La conseguenza di tutto questo è tanto semplice quanto scomoda: ogni nostro gesto, ogni parola, ogni emozione che proiettiamo nel mondo non si limita a restare confinata nel nostro corpo o nel nostro salotto. Vibra. Viaggia. Tocca. E torna. Un atto di egoismo, anche se invisibile e perfettamente giustificato nella nostra testa, può attivare una catena quantistica di reazioni emotive e percettive che ci rimbalza addosso con una forza inaspettata. Non sempre con la precisione di una punizione divina, ma quasi sempre con una logica che prima o poi, se siamo svegli, riusciamo a riconoscere.

Chi pensa che tutto questo significhi vivere sotto una campana di vetro emotiva, rinunciando a ogni critica o conflitto, ha capito male. La consapevolezza non è censura: è qualità dell’interazione. È sapere che persino le nostre intenzioni hanno un impatto, che ogni comportamento ha un'ombra sottile che si insinua nella coscienza altrui, anche se non la vediamo. E quella stessa coscienza, nel suo rispondere, genera un ritorno. Una sorta di feedback dell’invisibile.

Il problema è che tutto ciò ci appare assurdo perché cresciamo dentro un paradigma che riconosce solo ciò che può essere misurato, contato, isolato. Eppure siamo i primi a dire “mi ha fatto una brutta impressione” senza sapere spiegare il perché. Siamo i primi ad avvertire un’energia strana entrando in una stanza, a sentire un peso addosso dopo una conversazione. Tutto questo è invisibile, eppure ci condiziona ogni giorno.

La verità è che ci comportiamo come se fossimo in un videogioco in cui vediamo solo metà dello schermo. L’altra metà – quella che contiene i dati quantici, le risonanze emotive, le cariche invisibili dei pensieri – la ignoriamo o la consideriamo fuffa. Intanto, però, ne subiamo gli effetti, spesso nel modo peggiore: attraverso relazioni che si incagliano, stati d’animo senza causa apparente, malesseri inspiegabili. Tutto ci parla, ma noi abbiamo le cuffie dell’ignoranza ben calzate.

Ed è proprio in questa ignoranza che perdiamo il contatto con i nostri poteri più profondi. Poteri che non sono quelli da supereroe da blockbuster, ma capacità reali di co-creare la realtà attraverso il modo in cui pensiamo, sentiamo e ci relazioniamo. Siamo potenzialmente capaci di trasformare l’energia dell’ambiente in armonia, ma ci limitiamo a sopravvivere in un rumore di fondo che non comprendiamo.
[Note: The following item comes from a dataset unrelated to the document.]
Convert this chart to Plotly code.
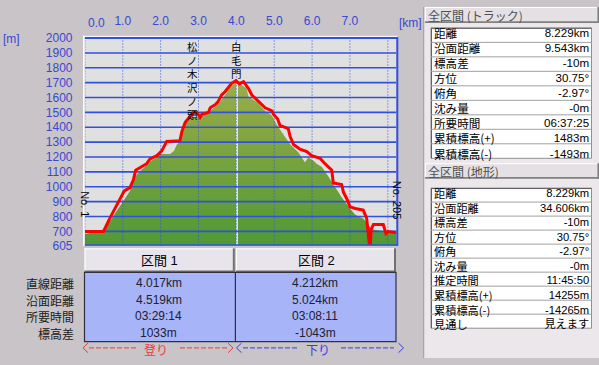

Essere consapevoli non significa diventare paranoici. Non vuol dire sospettare ogni sguardo, né vivere con l’ansia che qualcuno, da qualche parte, stia proiettando pensieri negativi contro di noi. Vuol dire, piuttosto, scegliere consapevolmente che tipo di informazione vogliamo essere nel campo quantico collettivo. Vuol dire capire che le nostre paure, le nostre piccole cattiverie quotidiane, la nostra incapacità di ascolto hanno effetti che vanno oltre il momento. Sono semi piantati in un terreno invisibile, che fioriranno comunque. La domanda è: cosa stiamo coltivando?

L’umiltà vera nasce proprio da qui. Non dall’essere remissivi, ma dal sapere che siamo parte di un flusso che non possiamo controllare del tutto. E che se vogliamo davvero essere protagonisti delle nostre vite, dobbiamo imparare a rispettare le leggi di questo flusso, anche se non le vediamo. E dobbiamo farlo con la stessa attenzione con cui impariamo a leggere un contratto o a interpretare un esame del sangue.
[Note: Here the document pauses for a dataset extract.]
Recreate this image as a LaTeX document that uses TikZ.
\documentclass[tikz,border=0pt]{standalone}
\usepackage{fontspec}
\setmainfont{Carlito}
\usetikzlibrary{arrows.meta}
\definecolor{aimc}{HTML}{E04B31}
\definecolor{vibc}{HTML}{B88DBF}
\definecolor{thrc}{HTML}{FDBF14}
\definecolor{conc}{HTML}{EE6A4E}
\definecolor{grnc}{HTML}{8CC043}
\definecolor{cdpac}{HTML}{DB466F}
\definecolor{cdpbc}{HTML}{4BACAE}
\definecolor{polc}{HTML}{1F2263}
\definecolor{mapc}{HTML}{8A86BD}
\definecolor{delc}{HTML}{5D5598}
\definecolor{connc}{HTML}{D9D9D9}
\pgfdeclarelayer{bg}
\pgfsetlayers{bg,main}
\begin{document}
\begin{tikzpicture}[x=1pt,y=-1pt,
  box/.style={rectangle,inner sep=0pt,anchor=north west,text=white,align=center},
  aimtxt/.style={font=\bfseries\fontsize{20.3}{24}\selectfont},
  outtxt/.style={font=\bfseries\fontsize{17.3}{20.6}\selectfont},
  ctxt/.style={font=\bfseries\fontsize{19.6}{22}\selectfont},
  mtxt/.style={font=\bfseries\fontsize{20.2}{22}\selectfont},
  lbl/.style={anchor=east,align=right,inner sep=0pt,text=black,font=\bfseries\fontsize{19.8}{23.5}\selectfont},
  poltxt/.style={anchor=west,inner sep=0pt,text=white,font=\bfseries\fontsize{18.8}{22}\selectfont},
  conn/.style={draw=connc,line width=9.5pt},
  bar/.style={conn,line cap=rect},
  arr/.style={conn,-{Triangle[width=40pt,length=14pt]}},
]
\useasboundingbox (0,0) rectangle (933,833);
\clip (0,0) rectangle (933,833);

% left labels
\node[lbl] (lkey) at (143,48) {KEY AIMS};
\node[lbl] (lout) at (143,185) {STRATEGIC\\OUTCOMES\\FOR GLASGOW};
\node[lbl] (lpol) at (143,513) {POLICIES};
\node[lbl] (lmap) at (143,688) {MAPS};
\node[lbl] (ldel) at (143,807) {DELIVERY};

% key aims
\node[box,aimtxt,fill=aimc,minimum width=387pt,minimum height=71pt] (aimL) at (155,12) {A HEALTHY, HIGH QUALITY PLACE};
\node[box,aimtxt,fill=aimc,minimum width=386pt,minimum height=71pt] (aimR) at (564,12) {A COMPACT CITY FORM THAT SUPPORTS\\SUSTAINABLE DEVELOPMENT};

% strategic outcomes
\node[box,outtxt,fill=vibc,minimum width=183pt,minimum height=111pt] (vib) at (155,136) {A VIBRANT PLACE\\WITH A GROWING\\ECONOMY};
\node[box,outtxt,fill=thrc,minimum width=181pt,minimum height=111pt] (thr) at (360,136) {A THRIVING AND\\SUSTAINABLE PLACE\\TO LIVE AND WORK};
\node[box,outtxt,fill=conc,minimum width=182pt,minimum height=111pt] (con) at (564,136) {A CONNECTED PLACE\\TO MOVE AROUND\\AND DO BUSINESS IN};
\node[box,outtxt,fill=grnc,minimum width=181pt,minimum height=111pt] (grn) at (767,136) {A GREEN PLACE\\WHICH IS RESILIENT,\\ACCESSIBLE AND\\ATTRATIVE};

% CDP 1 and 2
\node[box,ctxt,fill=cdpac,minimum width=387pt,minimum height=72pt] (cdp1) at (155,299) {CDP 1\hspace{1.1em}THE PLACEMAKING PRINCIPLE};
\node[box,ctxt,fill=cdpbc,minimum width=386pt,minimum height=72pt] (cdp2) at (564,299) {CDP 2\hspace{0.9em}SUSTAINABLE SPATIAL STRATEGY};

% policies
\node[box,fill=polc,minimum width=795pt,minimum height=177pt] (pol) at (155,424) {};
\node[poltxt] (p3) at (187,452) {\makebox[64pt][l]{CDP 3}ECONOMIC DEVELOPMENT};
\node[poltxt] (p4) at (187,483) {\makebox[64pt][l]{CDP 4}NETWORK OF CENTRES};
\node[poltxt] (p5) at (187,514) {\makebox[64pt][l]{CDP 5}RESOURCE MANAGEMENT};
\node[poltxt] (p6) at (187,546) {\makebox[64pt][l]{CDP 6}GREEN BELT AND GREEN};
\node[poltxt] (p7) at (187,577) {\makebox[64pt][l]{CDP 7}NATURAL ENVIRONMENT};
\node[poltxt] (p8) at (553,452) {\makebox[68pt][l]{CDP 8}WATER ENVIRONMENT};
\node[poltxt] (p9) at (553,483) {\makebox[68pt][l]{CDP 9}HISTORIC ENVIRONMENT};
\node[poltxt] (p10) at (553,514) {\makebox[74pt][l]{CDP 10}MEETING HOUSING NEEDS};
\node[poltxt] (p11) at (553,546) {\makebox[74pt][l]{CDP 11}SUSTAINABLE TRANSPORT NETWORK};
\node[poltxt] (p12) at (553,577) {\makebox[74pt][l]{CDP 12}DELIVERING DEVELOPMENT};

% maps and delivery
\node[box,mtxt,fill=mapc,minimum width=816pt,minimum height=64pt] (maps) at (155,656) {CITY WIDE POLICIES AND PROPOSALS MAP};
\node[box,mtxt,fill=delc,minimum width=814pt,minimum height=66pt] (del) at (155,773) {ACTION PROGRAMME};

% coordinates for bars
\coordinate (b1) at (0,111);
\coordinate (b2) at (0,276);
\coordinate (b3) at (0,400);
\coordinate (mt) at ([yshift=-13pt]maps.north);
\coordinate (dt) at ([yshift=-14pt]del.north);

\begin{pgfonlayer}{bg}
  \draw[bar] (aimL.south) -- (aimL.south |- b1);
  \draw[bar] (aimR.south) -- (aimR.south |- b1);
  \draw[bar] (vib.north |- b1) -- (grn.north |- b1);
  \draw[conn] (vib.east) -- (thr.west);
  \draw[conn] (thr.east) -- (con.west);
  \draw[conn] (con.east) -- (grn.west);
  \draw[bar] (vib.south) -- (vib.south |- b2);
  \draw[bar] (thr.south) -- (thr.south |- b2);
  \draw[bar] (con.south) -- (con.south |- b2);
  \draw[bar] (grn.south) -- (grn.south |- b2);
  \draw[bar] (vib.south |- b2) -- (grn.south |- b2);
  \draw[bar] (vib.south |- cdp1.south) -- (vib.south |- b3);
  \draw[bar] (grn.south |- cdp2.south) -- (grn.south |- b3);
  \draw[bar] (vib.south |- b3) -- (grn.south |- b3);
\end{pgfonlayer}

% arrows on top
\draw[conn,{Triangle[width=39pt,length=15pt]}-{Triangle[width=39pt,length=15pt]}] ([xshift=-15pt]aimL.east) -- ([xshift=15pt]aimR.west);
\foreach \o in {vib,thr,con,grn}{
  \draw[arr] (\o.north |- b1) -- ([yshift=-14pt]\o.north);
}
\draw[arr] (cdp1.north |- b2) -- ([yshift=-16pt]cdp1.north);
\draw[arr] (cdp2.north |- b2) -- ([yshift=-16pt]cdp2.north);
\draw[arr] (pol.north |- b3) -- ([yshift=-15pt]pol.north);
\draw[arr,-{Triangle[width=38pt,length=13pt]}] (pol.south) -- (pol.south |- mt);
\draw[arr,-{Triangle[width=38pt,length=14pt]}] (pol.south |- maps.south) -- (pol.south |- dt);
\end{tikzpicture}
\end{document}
Se le nostre esistenze sembrano a volte deragliare senza motivo, forse è perché continuiamo a sottovalutare proprio ciò che non possiamo afferrare. Ma ogni volta che accettiamo l’idea che esista una realtà più grande, fatta di connessioni invisibili ma reali, facciamo un passo verso una nuova forma di lucidità. Una forma che non è solo mentale, ma spirituale. Che ci chiede di ascoltare non solo con le orecchie, ma con l’intenzione. Di agire non solo per risultato, ma per risonanza.
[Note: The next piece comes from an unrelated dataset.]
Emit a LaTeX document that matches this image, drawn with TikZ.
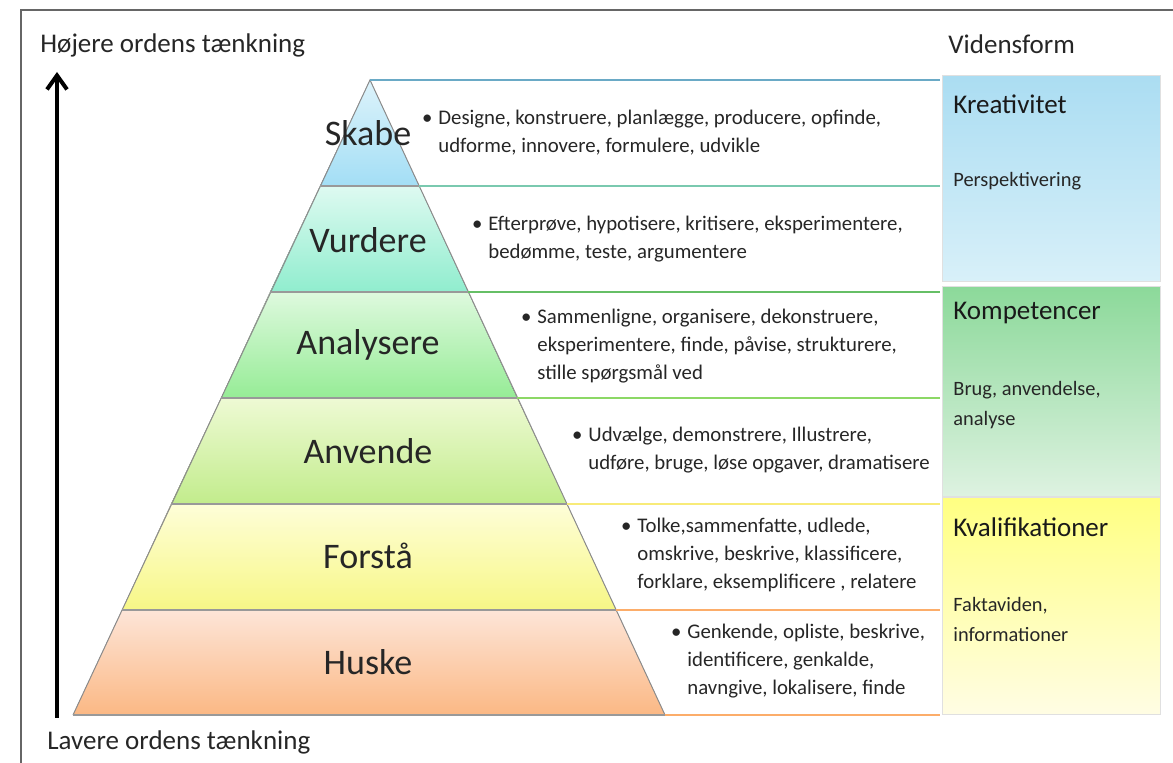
\documentclass[tikz,border=0pt]{standalone}
\usepackage{fontspec}
\setmainfont{Carlito}
\usetikzlibrary{arrows.meta}
\definecolor{skabeT}{HTML}{DDF3FB}
\definecolor{skabeB}{HTML}{A3DEF5}
\definecolor{vurdT}{HTML}{DEFAF1}
\definecolor{vurdB}{HTML}{90EDCE}
\definecolor{analT}{HTML}{DEF9DE}
\definecolor{analB}{HTML}{96EC96}
\definecolor{anvT}{HTML}{EEFAD4}
\definecolor{anvB}{HTML}{C2EC8C}
\definecolor{forT}{HTML}{FEFED8}
\definecolor{forB}{HTML}{F7F786}
\definecolor{husT}{HTML}{FDE5D8}
\definecolor{husB}{HTML}{FBB884}
\definecolor{kreaT}{HTML}{ABDDF2}
\definecolor{kreaB}{HTML}{D8F0F9}
\definecolor{kompT}{HTML}{8CD99A}
\definecolor{kompB}{HTML}{DEF2E1}
\definecolor{kvalT}{HTML}{FFFF82}
\definecolor{kvalB}{HTML}{FFFDE4}
\definecolor{topline}{HTML}{6AAAC6}

\begin{document}
\begin{tikzpicture}[x=0.5pt,y=-0.5pt,
	level/.style={font=\fontsize{18}{20}\selectfont,text=black!85},
	verbs/.style={anchor=west,align=left,inner sep=0pt,font=\fontsize{10.4}{14}\selectfont,text=black!85},
	head/.style={anchor=west,inner sep=0pt,font=\fontsize{13.5}{15}\selectfont,text=black!85},
	formbox/.style={draw=black!12,line width=0.5pt},
	formtitle/.style={anchor=west,inner sep=0pt,font=\fontsize{13.5}{16}\selectfont,text=black!90},
	formtext/.style={anchor=west,align=left,inner sep=0pt,font=\fontsize{10.2}{15}\selectfont,text=black!85},
	sep/.style={line width=0.8pt}]
	\useasboundingbox (0,0) rectangle (1173,763);
	\draw[black!60,line width=1pt] (21,763) -- (21,10) -- (1173,10);

	% pyramid
	\fill[top color=skabeT,bottom color=skabeB] (370,80) -- (419,186) -- (320,186) -- cycle;
	\fill[top color=vurdT,bottom color=vurdB] (320,186) -- (419,186) -- (468,292) -- (270,292) -- cycle;
	\fill[top color=analT,bottom color=analB] (270,292) -- (468,292) -- (517,398) -- (221,398) -- cycle;
	\fill[top color=anvT,bottom color=anvB] (221,398) -- (517,398) -- (567,504) -- (171,504) -- cycle;
	\fill[top color=forT,bottom color=forB] (171,504) -- (567,504) -- (616,610) -- (122,610) -- cycle;
	\fill[top color=husT,bottom color=husB] (122,610) -- (616,610) -- (665,715) -- (73,715) -- cycle;
	\draw[black!45,line width=0.5pt] (73,715) -- (370,80) -- (665,715);

	% band lines
	\draw[sep,topline] (370,80) -- (940,80);
	\draw[sep,vurdB!85!black] (419,186) -- (940,186);
	\draw[sep,analB!85!green!80!black] (468,292) -- (940,292);
	\draw[sep,anvB!80!green!90!black] (517,398) -- (940,398);
	\draw[sep,forB!90!orange] (567,504) -- (940,504);
	\draw[sep,husB!80!orange] (616,610) -- (940,610);
	\draw[sep,husB!80!orange] (665,715) -- (940,715);
	\draw[black!40,line width=0.6pt] (320,186) -- (419,186) (270,292) -- (468,292) (221,398) -- (517,398)
		(171,504) -- (567,504) (122,610) -- (616,610) (73,715) -- (665,715);

	\node[level] (skabe) at (368,133) {Skabe};
	\node[level] (vurdere) at (368,240) {Vurdere};
	\node[level] (analysere) at (368,345) {Analysere};
	\node[level] (anvende) at (368,451) {Anvende};
	\node[level] (forsta) at (368,556) {Forstå};
	\node[level] (huske) at (368,662) {Huske};

	\node[verbs] (tskabe) at (438,133) {\llap{\textbullet\hspace{3pt}}Designe, konstruere, planlægge, producere, opfinde,\\udforme, innovere, formulere, udvikle};
	\node[verbs] (tvurdere) at (488,239) {\llap{\textbullet\hspace{3pt}}Efterprøve, hypotisere, kritisere, eksperimentere,\\bedømme, teste, argumentere};
	\node[verbs] (tanalysere) at (537,346) {\llap{\textbullet\hspace{3pt}}Sammenligne, organisere, dekonstruere,\\eksperimentere, finde, påvise, strukturere,\\stille spørgsmål ved};
	\node[verbs] (tanvende) at (588,450) {\llap{\textbullet\hspace{3pt}}Udvælge, demonstrere, Illustrere,\\udføre, bruge, løse opgaver, dramatisere};
	\node[verbs] (tforsta) at (637,555) {\llap{\textbullet\hspace{3pt}}Tolke,sammenfatte, udlede,\\omskrive, beskrive, klassificere,\\forklare, eksemplificere , relatere};
	\node[verbs] (thuske) at (687,661) {\llap{\textbullet\hspace{3pt}}Genkende, opliste, beskrive,\\identificere, genkalde,\\navngive, lokalisere, finde};

	% vidensform
	\fill[formbox,top color=kreaT,bottom color=kreaB] (942,76) rectangle (1160,282);
	\fill[formbox,top color=kompT,bottom color=kompB] (942,287) rectangle (1160,497);
	\fill[formbox,top color=kvalT,bottom color=kvalB] (942,498) rectangle (1160,715);
	\draw[black!12,line width=0.5pt] (942,76) rectangle (1160,282) (942,287) rectangle (1160,715);
	\node[formtitle] (kreativitet) at (953,104) {Kreativitet};
	\node[formtext] (perspektiv) at (953,181) {Perspektivering};
	\node[formtitle] (kompetencer) at (953,313) {Kompetencer};
	\node[formtext] (brug) at (953,405) {Brug, anvendelse,\\analyse};
	\node[formtitle] (kvalifikationer) at (953,527) {Kvalifikationer};
	\node[formtext] (fakta) at (953,619) {Faktaviden,\\informationer};

	\node[head] (hojere) at (40,45) {Højere ordens tænkning};
	\node[head] (lavere) at (47,742) {Lavere ordens tænkning};
	\node[head] (vidensform) at (948,44) {Vidensform};
	\coordinate (lav) at (57,718);
	\coordinate (hoj) at (57,72);
	\draw[-{Straight Barb[length=7pt,width=10pt]},line width=2pt] (lav) -- (hoj);
\end{tikzpicture}
\end{document}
E se un giorno arriveremo a vivere in una società dove questa consapevolezza sarà la base dell’educazione, della cura e del lavoro, allora sì, potremo dire di essere davvero evoluti. Fino ad allora, siamo esseri potentissimi intrappolati nella convinzione di essere semplici pedine. E questa è la più grande tragedia quantica del nostro tempo.